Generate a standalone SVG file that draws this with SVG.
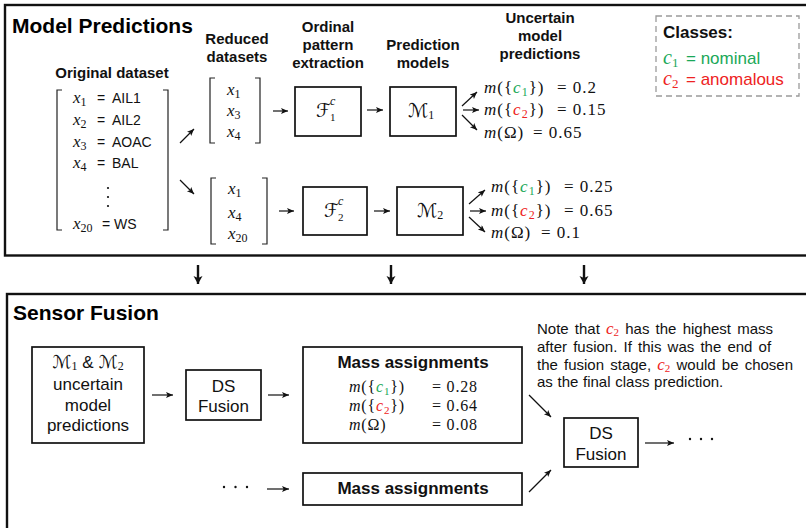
<svg xmlns="http://www.w3.org/2000/svg" width="806" height="528" viewBox="0 0 806 528">
  <defs>
    <style>
      .frame { fill: none; stroke: #111; stroke-width: 2.4; }
      .box { fill: #fff; stroke: #111; stroke-width: 1.7; }
      .brk { fill: none; stroke: #222; stroke-width: 1.2; }
      .sans { font-family: "Liberation Sans", Arial, sans-serif; fill: #111; }
      .hd { font-family: "Liberation Sans", Arial, sans-serif; font-weight: bold; font-size: 15px; fill: #111; text-anchor: middle; }
      .title { font-family: "Liberation Sans", Arial, sans-serif; font-weight: bold; font-size: 21px; fill: #000; }
      .math { font-family: "Liberation Serif", "Times New Roman", serif; fill: #111; }
      .cal { font-family: "DejaVu Serif", "DejaVu Sans", serif; fill: #111; }
      .it { font-style: italic; }
      .g { fill: #1aa858; }
      .r { fill: #ee2222; }
      .mid { text-anchor: middle; }
      .conn line { stroke: #111; stroke-width: 1.2; marker-end: url(#ah); }
      .conn line.down { stroke-width: 2.4; marker-end: url(#ahb); }
      .dot { fill: #111; }
    </style>
    <marker id="ah" markerUnits="userSpaceOnUse" markerWidth="10" markerHeight="10" refX="7" refY="3" orient="auto">
      <path d="M0,0 L7,3 L0,6 L1.6,3 Z" fill="#111"/>
    </marker>
    <marker id="ahb" markerUnits="userSpaceOnUse" markerWidth="12" markerHeight="12" refX="8" refY="4.5" orient="auto">
      <path d="M0,0 L8,4.5 L0,9 L2,4.5 Z" fill="#111"/>
    </marker>
  </defs>

  <rect width="806" height="528" fill="#fff"/>

  <!-- stage frames -->
  <g id="stage-model-predictions">
    <rect class="frame" x="5" y="5" width="812" height="250.5"/>
    <text class="title" x="12" y="33">Model Predictions</text>
  </g>
  <g id="stage-sensor-fusion">
    <rect class="frame" x="7" y="294" width="812" height="250"/>
    <text class="title" x="13" y="320">Sensor Fusion</text>
  </g>

  <!-- legend -->
  <g id="classes">
    <rect x="656" y="16" width="143" height="80" fill="none" stroke="#9a9a9a" stroke-width="1.3" stroke-dasharray="6 4"/>
    <text class="sans" x="663" y="38" font-size="17" font-weight="bold">Classes:</text>
    <text y="64"><tspan class="math it g" x="663" font-size="20">c</tspan><tspan class="math g" font-size="13" dy="3">1</tspan><tspan class="sans g" x="686" dy="-3" font-size="17">= nominal</tspan></text>
    <text y="85"><tspan class="math it r" x="663" font-size="20">c</tspan><tspan class="math r" font-size="13" dy="3">2</tspan><tspan class="sans r" x="686" dy="-3" font-size="17">= anomalous</tspan></text>
  </g>

  <!-- column headings -->
  <g id="headings">
    <text class="hd" x="112" y="78">Original dataset</text>
    <text class="hd" x="237" y="44">Reduced</text>
    <text class="hd" x="237" y="62">datasets</text>
    <text class="hd" x="328" y="32">Ordinal</text>
    <text class="hd" x="328" y="50">pattern</text>
    <text class="hd" x="328" y="68">extraction</text>
    <text class="hd" x="423" y="50">Prediction</text>
    <text class="hd" x="423" y="68">models</text>
    <text class="hd" x="540" y="23">Uncertain</text>
    <text class="hd" x="540" y="41">model</text>
    <text class="hd" x="540" y="59">predictions</text>
  </g>

  <!-- full feature set -->
  <g id="original-dataset" font-size="17">
    <path class="brk" d="M62,90 H57 V230 H62"/>
    <path class="brk" d="M163,90 H168 V230 H163"/>
    <text y="103"><tspan class="math it" x="73">x</tspan><tspan class="math" font-size="12" dy="3">1</tspan><tspan class="sans" font-size="14" x="97" dy="-3">=</tspan><tspan class="sans" font-size="14" x="112">AIL1</tspan></text>
    <text y="125"><tspan class="math it" x="73">x</tspan><tspan class="math" font-size="12" dy="3">2</tspan><tspan class="sans" font-size="14" x="97" dy="-3">=</tspan><tspan class="sans" font-size="14" x="112">AIL2</tspan></text>
    <text y="147"><tspan class="math it" x="73">x</tspan><tspan class="math" font-size="12" dy="3">3</tspan><tspan class="sans" font-size="14" x="97" dy="-3">=</tspan><tspan class="sans" font-size="14" x="112">AOAC</tspan></text>
    <text y="168"><tspan class="math it" x="73">x</tspan><tspan class="math" font-size="12" dy="3">4</tspan><tspan class="sans" font-size="14" x="97" dy="-3">=</tspan><tspan class="sans" font-size="14" x="112">BAL</tspan></text>
    <circle class="dot" cx="108" cy="188" r="1.1"/>
    <circle class="dot" cx="108" cy="197" r="1.1"/>
    <circle class="dot" cx="108" cy="206" r="1.1"/>
    <text y="229"><tspan class="math it" x="73">x</tspan><tspan class="math" font-size="12" dy="3">20</tspan><tspan class="sans" font-size="14" x="102" dy="-3">=</tspan><tspan class="sans" font-size="14" x="114">WS</tspan></text>
  </g>

  <!-- reduced feature subsets -->
  <g id="reduced-dataset-1" font-size="17">
    <path class="brk" d="M215,78 H210 V143 H215"/>
    <path class="brk" d="M255,78 H260 V143 H255"/>
    <text y="95"><tspan class="math it" x="227">x</tspan><tspan class="math" font-size="12" dy="3">1</tspan></text>
    <text y="116"><tspan class="math it" x="227">x</tspan><tspan class="math" font-size="12" dy="3">3</tspan></text>
    <text y="137"><tspan class="math it" x="227">x</tspan><tspan class="math" font-size="12" dy="3">4</tspan></text>
  </g>
  <g id="reduced-dataset-2" font-size="17">
    <path class="brk" d="M216,178 H211 V244 H216"/>
    <path class="brk" d="M262,178 H267 V244 H262"/>
    <text y="194"><tspan class="math it" x="228">x</tspan><tspan class="math" font-size="12" dy="3">1</tspan></text>
    <text y="218"><tspan class="math it" x="228">x</tspan><tspan class="math" font-size="12" dy="3">4</tspan></text>
    <text y="239"><tspan class="math it" x="228">x</tspan><tspan class="math" font-size="12" dy="3">20</tspan></text>
  </g>

  <!-- ordinal pattern extraction -->
  <g id="extract-1">
    <rect class="box" x="295" y="87" width="66" height="49"/>
    <text class="cal" x="316" y="117" font-size="19">ℱ</text>
    <text class="math it" x="330" y="105" font-size="12">c</text>
    <text class="math" x="330" y="121" font-size="11">1</text>
  </g>
  <g id="extract-2">
    <rect class="box" x="303" y="187" width="64" height="48"/>
    <text class="cal" x="324" y="217" font-size="19">ℱ</text>
    <text class="math it" x="338" y="205" font-size="12">c</text>
    <text class="math" x="338" y="221" font-size="11">2</text>
  </g>

  <!-- prediction models -->
  <g id="model-1">
    <rect class="box" x="390" y="87" width="66" height="49"/>
    <text x="408" y="117"><tspan class="cal" font-size="19">ℳ</tspan><tspan class="math" font-size="12" dy="2">1</tspan></text>
  </g>
  <g id="model-2">
    <rect class="box" x="397" y="187" width="66" height="48"/>
    <text x="417" y="217"><tspan class="cal" font-size="19">ℳ</tspan><tspan class="math" font-size="12" dy="2">2</tspan></text>
  </g>

  <!-- mass functions produced by each model -->
  <g id="predictions-1" class="math" font-size="17" letter-spacing="1">
    <text y="93"><tspan class="it" x="484">m</tspan>({<tspan class="it g">c</tspan><tspan class="g" font-size="12" dy="3">1</tspan><tspan dy="-3">})</tspan><tspan x="557">= 0.2</tspan></text>
    <text y="115"><tspan class="it" x="484">m</tspan>({<tspan class="it r">c</tspan><tspan class="r" font-size="12" dy="3">2</tspan><tspan dy="-3">})</tspan><tspan x="557">= 0.15</tspan></text>
    <text y="138"><tspan class="it" x="484">m</tspan>(Ω)<tspan x="533">= 0.65</tspan></text>
  </g>
  <g id="predictions-2" class="math" font-size="17" letter-spacing="1">
    <text y="192"><tspan class="it" x="491">m</tspan>({<tspan class="it g">c</tspan><tspan class="g" font-size="12" dy="3">1</tspan><tspan dy="-3">})</tspan><tspan x="564">= 0.25</tspan></text>
    <text y="216"><tspan class="it" x="491">m</tspan>({<tspan class="it r">c</tspan><tspan class="r" font-size="12" dy="3">2</tspan><tspan dy="-3">})</tspan><tspan x="564">= 0.65</tspan></text>
    <text y="238"><tspan class="it" x="491">m</tspan>(Ω)<tspan x="541">= 0.1</tspan></text>
  </g>

  <!-- sensor fusion stage -->
  <g id="fusion-input">
    <rect class="box" x="32" y="347" width="112" height="96"/>
    <text x="88" y="368" class="mid"><tspan class="cal" font-size="18">ℳ</tspan><tspan class="math" font-size="12" dy="2">1</tspan><tspan class="sans" font-size="17" dy="-2"> &amp; </tspan><tspan class="cal" font-size="18">ℳ</tspan><tspan class="math" font-size="12" dy="2">2</tspan></text>
    <text class="sans mid" x="88" y="390" font-size="17">uncertain</text>
    <text class="sans mid" x="88" y="411" font-size="17">model</text>
    <text class="sans mid" x="88" y="431" font-size="17">predictions</text>
  </g>
  <g id="ds-fusion-1">
    <rect class="box" x="186" y="370" width="75" height="50"/>
    <text class="sans mid" x="223.5" y="392" font-size="17">DS</text>
    <text class="sans mid" x="223.5" y="412" font-size="17">Fusion</text>
  </g>
  <g id="mass-assignments-1">
    <rect class="box" x="303" y="347" width="219" height="96"/>
    <text class="sans mid" x="413" y="368" font-size="17" font-weight="bold">Mass assignments</text>
    <g class="math" font-size="16" letter-spacing="0.8">
      <text y="392"><tspan class="it" x="349">m</tspan>({<tspan class="it g">c</tspan><tspan class="g" font-size="11" dy="3">1</tspan><tspan dy="-3">})</tspan><tspan x="432">= 0.28</tspan></text>
      <text y="411"><tspan class="it" x="349">m</tspan>({<tspan class="it r">c</tspan><tspan class="r" font-size="11" dy="3">2</tspan><tspan dy="-3">})</tspan><tspan x="432">= 0.64</tspan></text>
      <text y="430"><tspan class="it" x="349">m</tspan>(Ω)<tspan x="432">= 0.08</tspan></text>
    </g>
  </g>
  <g id="other-inputs">
    <circle class="dot" cx="224" cy="487" r="1.2"/>
    <circle class="dot" cx="235.5" cy="487" r="1.2"/>
    <circle class="dot" cx="247" cy="487" r="1.2"/>
  </g>
  <g id="mass-assignments-2">
    <rect class="box" x="303" y="473" width="219" height="32"/>
    <text class="sans mid" x="413" y="494" font-size="17" font-weight="bold">Mass assignments</text>
  </g>
  <g id="ds-fusion-2">
    <rect class="box" x="564" y="418" width="74" height="49"/>
    <text class="sans mid" x="601" y="439" font-size="17">DS</text>
    <text class="sans mid" x="601" y="460" font-size="17">Fusion</text>
  </g>
  <g id="fusion-output">
    <circle class="dot" cx="690" cy="439" r="1.2"/>
    <circle class="dot" cx="701" cy="439" r="1.2"/>
    <circle class="dot" cx="712" cy="439" r="1.2"/>
  </g>
  <g id="note" class="sans" font-size="15" word-spacing="2">
    <text x="537" y="334">Note that <tspan class="math it r" font-size="17">c</tspan><tspan class="math r" font-size="11" dy="2">2</tspan><tspan dy="-2"> has the highest mass</tspan></text>
    <text x="537" y="352">after fusion.  If this was the end of</text>
    <text x="537" y="370">the fusion stage, <tspan class="math it r" font-size="17">c</tspan><tspan class="math r" font-size="11" dy="2">2</tspan><tspan dy="-2"> would be chosen</tspan></text>
    <text x="537" y="387" word-spacing="0.5">as the final class prediction.</text>
  </g>

  <!-- connectors -->
  <g id="connectors" class="conn">
    <line x1="180" y1="143" x2="194" y2="129"/>
    <line x1="180" y1="180" x2="194" y2="194"/>
    <line x1="273" y1="111" x2="288" y2="111"/>
    <line x1="279" y1="211" x2="294" y2="211"/>
    <line x1="367" y1="110" x2="383" y2="110"/>
    <line x1="374" y1="211" x2="390" y2="211"/>
    <line x1="462" y1="106" x2="477" y2="92"/>
    <line x1="463" y1="110" x2="479" y2="110"/>
    <line x1="462" y1="115" x2="477" y2="130"/>
    <line x1="469" y1="204" x2="485" y2="190"/>
    <line x1="470" y1="211" x2="486" y2="211"/>
    <line x1="469" y1="217" x2="485" y2="232"/>
    <line class="down" x1="198" y1="265" x2="198" y2="284"/>
    <line class="down" x1="391" y1="265" x2="391" y2="284"/>
    <line class="down" x1="584" y1="265" x2="584" y2="284"/>
    <line x1="152" y1="395" x2="173" y2="395"/>
    <line x1="268" y1="395" x2="289" y2="395"/>
    <line x1="267" y1="489" x2="289" y2="489"/>
    <line x1="529" y1="395" x2="551" y2="417"/>
    <line x1="529" y1="492" x2="551" y2="470"/>
    <line x1="645" y1="443" x2="674" y2="443"/>
  </g>
</svg>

Exercise: Identify every line where the string "this" appears.

In response:
Generate a standalone SVG file that draws this with SVG.
    <text x="537" y="352">after fusion.  If this was the end of</text>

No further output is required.